Chief among these new problems is shrinkage. As characters move more quickly, the world seems smaller. It’s harder to have forgotten cities or unexplored primeval forests when people can jump from one end of the world in an eye-blink. It’s harder to adopt an ominous tone, saying, “No one knows what lies beyond the mountains,” when the characters could simply hop through a gateway or jump on an eagle and check. The solution here is to limit the method of travel to certain occasions (e.g. it only works once a year) or characters (e.g. only these two dudes can do it).

But it’s easy to run into unexpected plot consequences. People are forever asking why Gandalf didn’t just stick Frodo (with the Ring) atop Gwaihir – ship him off to Orodruin and have done with it. While it may be possible to respond to this objection, the overarching problem remains: much of fantasy depends on physical obstacles to human movement.
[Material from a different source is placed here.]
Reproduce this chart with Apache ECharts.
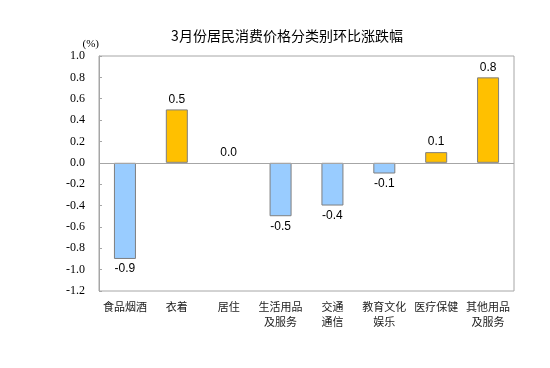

The very notion of a quest is generally dependent on geographical distance. Shrink that distance and quests (and treks, and hunts, etc.) shrink correspondingly in their significance.

The dangers inherent in attacking the first two premises lead some writers to attack the third: they disagree with the very notion that a slog of, say, a thousand miles, must eventually get boring. In fact, many writers find opportunity in this challenge. Fantasy literature is replete with epic treks (one of my favorites being the Chain of Dogs in Steven Erikson’s Malazan Book of the Fallen). There’s no question that a long journey in which the protagonists are exposed to strange places – the more frightening, unexpected, and exotic, the better – can be a joy to read. And yet, I would contend that most series can only pull off one or two of these. After that, the reader (and characters) are familiar with the world and we want to get on with the plot already.

There’s no perfect solution. I tend toward option B in my own writing: selective opportunities for fast travel. Having created these opporutnities, however, I’m constantly amazed at how frequently they threaten to screw up my plot. I’d be curious to hear how other readers and writers think about this “problem of distance,” and the solutions you find most compelling.